A short walk along the river is Rascasse, a giant restaurant in an old granary warehouse, which co-owner Nigel Joliffe admits was influenced by Sir Terence Conran's London eateries. "People have come here and said this could be London, which flatters some and not others, but it indicates that insularity is over. People here spend a lot of time in London, which is only two-and-a-half hours on the train, they travel abroad a lot, their tastes have developed. They are cosmopolitan, they are not aghast when they see white truffle oil on a menu," he says. "There is not the shame in success in Leeds that perhaps Liverpool struggles with. Profit is not a difficult concept here."

The success story is set to continue. Next month the Queen will open the pounds 42 million Royal Armouries Museum, while Harvey Nichols pounds 5 million, four-floor store opens its doors in October, and many existing businesses have plans to expand and others to relocate.

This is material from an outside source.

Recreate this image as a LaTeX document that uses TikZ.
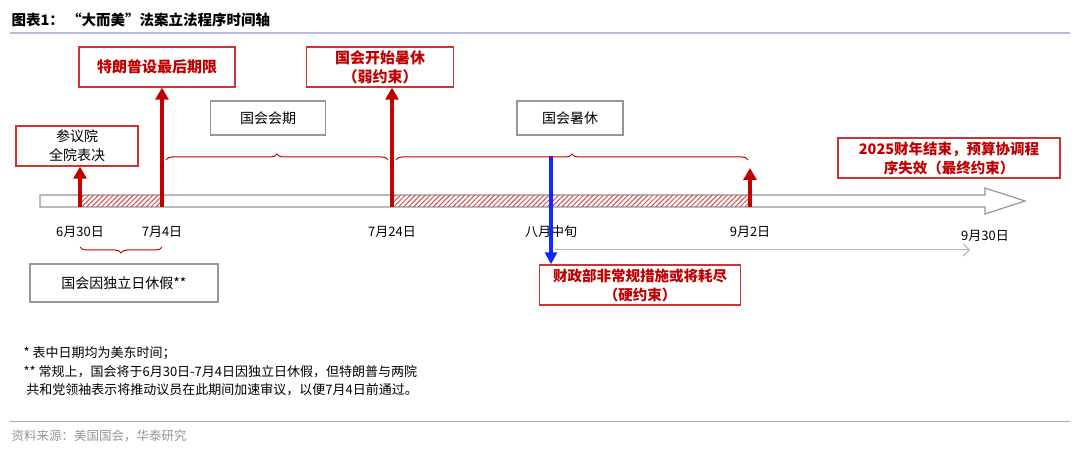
\documentclass[tikz,border=0pt]{standalone}
\usepackage{fontspec}
\setmainfont{Noto Sans CJK SC}
\usepackage{xcolor}
\usetikzlibrary{arrows.meta,patterns.meta,decorations.pathreplacing}
\definecolor{hred}{RGB}{192,0,0}
\definecolor{hgray}{RGB}{150,150,150}
\definecolor{hblue}{RGB}{20,40,255}

\begin{document}
\begin{tikzpicture}[x=1pt,y=-1pt,font=\fontsize{14}{18}\selectfont,
            redbox/.style={draw=hred!80,line width=1.3pt,fill=white,align=center,inner sep=0pt},
            graybox/.style={draw=hgray,line width=1.3pt,fill=white,align=center,inner sep=0pt},
            uparrow/.style={-{Triangle[length=12pt,width=13pt]},line width=3.6pt,hred},
            brace/.style={decorate,decoration={brace,amplitude=6pt},hred,line width=1pt},
            datelab/.style={font=\fontsize{13}{15}\selectfont}]
        \useasboundingbox (0,0) rectangle (1080,457);

        % title
        \node[anchor=west,font=\fontsize{14.5}{17}\selectfont\bfseries] (title) at (8,20) {图表1：\ “大而美”法案立法程序时间轴};
        \draw[color=gray!60!blue!40,line width=1.2pt] (10,33) -- (1070,33);

        % timeline bar
        \draw[hgray,line width=1.2pt,fill=white] (40,195) -- (985,195) -- (985,188) -- (1025,201) -- (985,214) -- (985,207) -- (40,207) -- cycle;
        \fill[pattern={Lines[angle=45,distance=3.5pt,line width=1pt]},pattern color=hred!70] (80,195.6) rectangle (162,206.4);
        \fill[pattern={Lines[angle=45,distance=3.5pt,line width=1pt]},pattern color=hred!70] (392,195.6) rectangle (750,206.4);

        % boxes
        \node[redbox,text=hred,font=\fontsize{15}{19}\selectfont\bfseries,minimum width=156pt,minimum height=40pt] (deadline) at (157,67) {特朗普设最后期限};
        \node[redbox,text=hred,font=\fontsize{15}{19}\selectfont\bfseries,minimum width=147pt,minimum height=40pt] (recess) at (380,67) {国会开始暑休\\（弱约束）};
        \node[graybox,minimum width=115pt,minimum height=34pt] (session) at (268,118) {国会会期};
        \node[graybox,minimum width=106pt,minimum height=34pt] (summer) at (570,118) {国会暑休};
        \node[redbox,minimum width=122pt,minimum height=40pt,font=\fontsize{14}{19}\selectfont] (senate) at (77,146) {参议院\\全院表决};
        \node[redbox,text=hred,font=\fontsize{14.5}{19}\selectfont\bfseries,minimum width=222pt,minimum height=40pt] (fiscal) at (949,158) {2025财年结束，预算协调程\\序失效（最终约束）};
        \node[redbox,text=hred,font=\fontsize{14.5}{19}\selectfont\bfseries,minimum width=201pt,minimum height=40pt] (treasury) at (640,285) {财政部非常规措施或将耗尽\\（硬约束）};
        \node[graybox,minimum width=188pt,minimum height=38pt] (holiday) at (124,283) {国会因独立日休假**};

        % dates
        \node[datelab] (d630) at (80,232) {6月30日};
        \node[datelab] (d704) at (162,232) {7月4日};
        \node[datelab] (d724) at (392,232) {7月24日};
        \node[datelab] (dmid) at (551,232) {八月中旬};
        \node[datelab] (d902) at (750,232) {9月2日};
        \node[datelab] (d930) at (985,236) {9月30日};

        % arrows
        \coordinate (a630) at (80,207);
        \coordinate (a704) at (162,207);
        \coordinate (a724) at (392,207);
        \coordinate (a902) at (750,207);
        \coordinate (bmid) at (551,156);
        \draw[uparrow] (a630) -- (senate.south -| a630);
        \draw[uparrow] (a704) -- (deadline.south -| a704);
        \draw[uparrow] (a724) -- (recess.south -| a724);
        \draw[uparrow] (a902) -- (750,168);
        \draw[-{Triangle[length=12pt,width=12pt]},line width=3.2pt,hblue] (bmid) -- (treasury.north -| bmid);
        \draw[-{Straight Barb[length=6pt]},hgray!70,line width=1pt] (555,250) -- (970,250);

        % braces
        \draw[brace] (166,160) -- (388,160);
        \draw[brace] (396,160) -- (748,160);
        \draw[brace] (162,247) -- (80,247);

        % notes
        \node[anchor=north west,align=left,font=\fontsize{13}{18.5}\selectfont] (notes) at (20,343) {* 表中日期均为美东时间；\\** 常规上，国会将于6月30日-7月4日因独立日休假，但特朗普与两院\\\ 共和党领袖表示将推动议员在此期间加速审议，以便7月4日前通过。};
        \draw[hgray!80,line width=1pt] (10,421) -- (1070,421);
        \node[anchor=west,text=hgray,font=\fontsize{12.5}{14}\selectfont] (source) at (8,436) {资料来源：美国国会，华泰研究};
    \end{tikzpicture}
\end{document}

The smallness alone of Leeds and other regional cities compared to London means that in fashion, food and nightlife the capital will always tend to think of things first, and more often than not do them best. But there is an optimism about Leeds that the big smoke hasn't felt since the Eighties boom, and it's less offensive, less piranha-like at that. You know the saying: if you're tired of Leeds, you're tired of life.